El hombre está así en la individualidad absoluta. Kierkegaard lo llama “caballero de la fe”: “el caballero de la fe, individuo que avanza solo con su tremenda responsabilidad a cuestas y sin oír jamás, en toda la inmensa soledad del universo, ni una sola voz humana. El caballero de la fe no tiene ningún apoyo fuera de sí mismo y sufre lo indecible por no poder hacerse comprender de los demás, si bien tampoco siente el menor deseo vano de guiar a los otros. El dolor es el que lo convence de la legitimidad de su comportamiento y, en cuanto a lo de abrigar vanos deseos, su espíritu es demasiado serio como para semejante cosa.”

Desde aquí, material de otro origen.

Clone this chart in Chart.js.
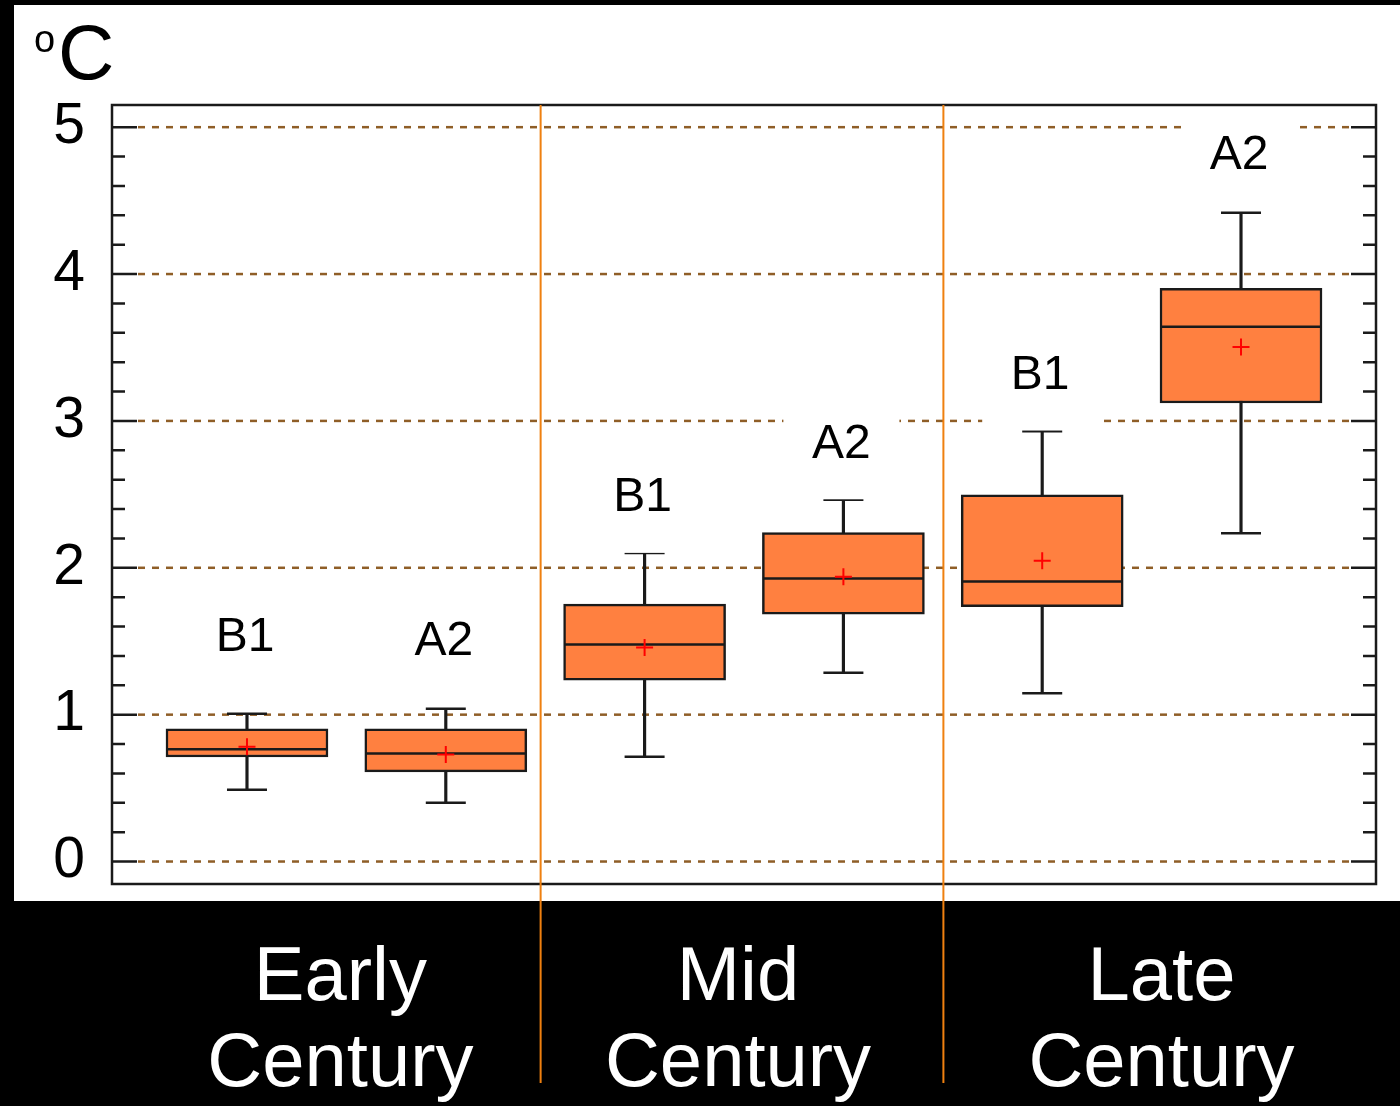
<!DOCTYPE html>
<html>
<head>
<meta charset="utf-8">
<script src="https://cdn.jsdelivr.net/npm/chart.js@4.4.0/dist/chart.umd.min.js"></script>
<style>
  html, body { margin: 0; padding: 0; background: #000; }
  #wrap { width: 1400px; height: 1106px; }
</style>
</head>
<body>
<div id="wrap"><canvas id="boxChart" width="1400" height="1106"></canvas></div>
<script>
// Box positions (one per scenario) and labels
const positions = [0, 1, 2, 3, 4, 5];
const scenarios = ['B1', 'A2', 'B1', 'A2', 'B1', 'A2'];
const periods = [['Early', 'Century'], ['Mid', 'Century'], ['Late', 'Century']];
const periodCenters = [0.47, 2.47, 4.6];
const periodBreaks = [1.477, 3.503];

// Temperature change (°C)
const whiskerLow  = [0.489, 0.401, 0.714, 1.286, 1.146, 2.236];
const q1          = [0.712, 0.610, 1.235, 1.684, 1.736, 3.122];
const median      = [0.765, 0.735, 1.477, 1.927, 1.907, 3.642];
const q3          = [0.903, 0.903, 1.753, 2.240, 2.497, 3.903];
const whiskerHigh = [1.007, 1.041, 2.100, 2.463, 2.929, 4.417];
const mean        = [0.782, 0.729, 1.457, 1.939, 2.048, 3.504];
const labelY      = [1.436, 1.407, 2.384, 2.749, 3.217, 4.712];

const yTicks = [0, 1, 2, 3, 4, 5];
const yMinor = [0.2, 0.4, 0.6, 0.8, 1.2, 1.4, 1.6, 1.8, 2.2, 2.4, 2.6, 2.8,
                3.2, 3.4, 3.6, 3.8, 4.2, 4.4, 4.6, 4.8];

const FONT = "'Liberation Sans', Arial, sans-serif";

const backdrop = {
    id: 'backdrop',
    beforeDraw(chart) {
        const ctx = chart.ctx;
        ctx.save();
        ctx.fillStyle = '#000';
        ctx.fillRect(0, 0, chart.width, chart.height);
        ctx.fillStyle = '#fff';
        ctx.fillRect(14, 5, chart.width - 14, 896);
        ctx.restore();
    }
};

const frameAndGrid = {
    id: 'frameAndGrid',
    beforeDatasetsDraw(chart) {
        const ctx = chart.ctx;
        const area = chart.chartArea;
        const y = chart.scales.y;
        ctx.save();
        // dashed grid at integer values
        ctx.strokeStyle = '#8f5e27';
        ctx.lineWidth = 2.5;
        ctx.setLineDash([7, 7]);
        yTicks.forEach(v => {
            const py = y.getPixelForValue(v);
            ctx.beginPath();
            ctx.moveTo(area.left + 26, py);
            ctx.lineTo(area.right - 25, py);
            ctx.stroke();
        });
        ctx.setLineDash([]);
        // ticks on both sides
        ctx.strokeStyle = '#1a1a1a';
        ctx.lineWidth = 2.5;
        const tick = (v, len) => {
            const py = y.getPixelForValue(v);
            ctx.beginPath();
            ctx.moveTo(area.left, py);
            ctx.lineTo(area.left + len, py);
            ctx.moveTo(area.right, py);
            ctx.lineTo(area.right - len, py);
            ctx.stroke();
        };
        yTicks.forEach(v => tick(v, 25));
        yMinor.forEach(v => tick(v, 13));
        // frame
        ctx.strokeRect(area.left, area.top, area.right - area.left, area.bottom - area.top);
        ctx.restore();
    }
};

const annotations = {
    id: 'annotations',
    afterDatasetsDraw(chart) {
        const ctx = chart.ctx;
        const area = chart.chartArea;
        const x = chart.scales.x;
        const y = chart.scales.y;
        ctx.save();
        // scenario labels with white boxes behind them
        ctx.font = '48px ' + FONT;
        ctx.textAlign = 'center';
        ctx.textBaseline = 'alphabetic';
        scenarios.forEach((s, i) => {
            const px = x.getPixelForValue(positions[i]) - 2;
            const py = y.getPixelForValue(labelY[i]);
            ctx.fillStyle = '#fff';
            ctx.fillRect(px - 58, py - 45, 116, 86.5);
            ctx.fillStyle = '#000';
            ctx.fillText(s, px, py);
        });
        // orange period separators
        ctx.strokeStyle = '#ef8010';
        ctx.lineWidth = 2;
        periodBreaks.forEach(b => {
            const px = x.getPixelForValue(b);
            ctx.beginPath();
            ctx.moveTo(px, area.top);
            ctx.lineTo(px, area.bottom + 199);
            ctx.stroke();
        });
        // unit label
        ctx.fillStyle = '#000';
        ctx.textAlign = 'left';
        ctx.font = '38px ' + FONT;
        ctx.fillText('o', 34, 52);
        ctx.font = '78px ' + FONT;
        ctx.fillText('C', 58, 79);
        ctx.restore();
    }
};

const ctx = document.getElementById('boxChart').getContext('2d');
new Chart(ctx, {
    type: 'bar',
    data: {
        datasets: [
            {
                label: 'whiskers',
                data: positions.map((p, i) => ({ x: p, y: [whiskerLow[i], whiskerHigh[i]] })),
                backgroundColor: '#1a1a1a',
                borderWidth: 0,
                barThickness: 2.5,
                grouped: false,
                order: 5
            },
            {
                label: 'boxes',
                data: positions.map((p, i) => ({ x: p, y: [q1[i], q3[i]] })),
                backgroundColor: '#ff8040',
                borderColor: '#1a1a1a',
                borderWidth: 2.5,
                borderSkipped: false,
                barThickness: 162,
                grouped: false,
                order: 4
            },
            {
                type: 'scatter',
                label: 'caps',
                data: positions.flatMap((p, i) => [{ x: p, y: whiskerLow[i] }, { x: p, y: whiskerHigh[i] }]),
                pointStyle: 'line',
                radius: 20,
                borderColor: '#1a1a1a',
                borderWidth: 2.5,
                order: 3
            },
            {
                type: 'scatter',
                label: 'median',
                data: positions.map((p, i) => ({ x: p, y: median[i] })),
                pointStyle: 'line',
                radius: 80,
                borderColor: '#1a1a1a',
                borderWidth: 2.5,
                order: 2
            },
            {
                type: 'scatter',
                label: 'mean',
                data: positions.map((p, i) => ({ x: p, y: mean[i] })),
                pointStyle: 'cross',
                radius: 8.5,
                borderColor: '#ff0000',
                borderWidth: 2,
                order: 1
            }
        ]
    },
    options: {
        responsive: false,
        animation: false,
        events: [],
        layout: { autoPadding: false, padding: { top: 105, right: 24, bottom: 0, left: 0 } },
        plugins: { legend: { display: false }, tooltip: { enabled: false } },
        scales: {
            x: {
                type: 'linear',
                offset: false,
                min: -0.679,
                max: 5.679,
                grid: { display: false, drawTicks: false },
                border: { display: false },
                afterBuildTicks: scale => { scale.ticks = periodCenters.map(v => ({ value: v })); },
                afterFit: scale => {
                    scale.height = 222;
                    scale.paddingLeft = 0;
                    scale.paddingRight = 0;
                },
                ticks: {
                    autoSkip: false,
                    maxRotation: 0,
                    padding: 52,
                    color: '#fff',
                    font: { family: FONT, size: 76, lineHeight: 1.13 },
                    callback: (value, index) => periods[index]
                }
            },
            y: {
                min: -0.153,
                max: 5.151,
                grid: { display: false, drawTicks: false },
                border: { display: false },
                afterBuildTicks: scale => { scale.ticks = yTicks.map(v => ({ value: v })); },
                afterFit: scale => { scale.width = 112; },
                ticks: {
                    padding: 27,
                    color: '#000',
                    font: { family: FONT, size: 57 }
                }
            }
        }
    },
    plugins: [backdrop, frameAndGrid, annotations]
});
</script>
</body>
</html>
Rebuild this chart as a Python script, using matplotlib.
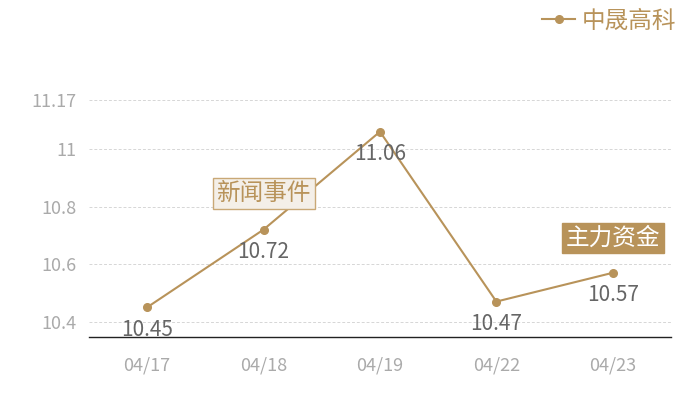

La angustia, entonces, cuando hay fe, enseña el camino de la salvación y el espíritu se realiza. Lo lleva a la libertad y al Bien, a lo que realmente quiere, aún cuando parece no poder. La razón, ahora, debe comprender que hay que actuar y no ya razonar. Nuevamente escribe Kierkegaard en Temor y temblor: “En el mundo exterior el único amo y señor es el que posee sus riquezas, no importando lo más mínimo la forma en que las haya obtenido. En el mundo del espíritu, por el contrario, reina un orden eterno y divino, en él no llueve a la vez sobre los justos y los injustos, ni brilla el sol lo mismo para lo buenos como para los malvados. En este mundo del espíritu sólo el trabajador consigue su alimento, sólo el angustiado alcanza el reposo, sólo el que desciende a los infiernos salva a la amada, y sólo el que toma el cuchillo recupera a Isaac”.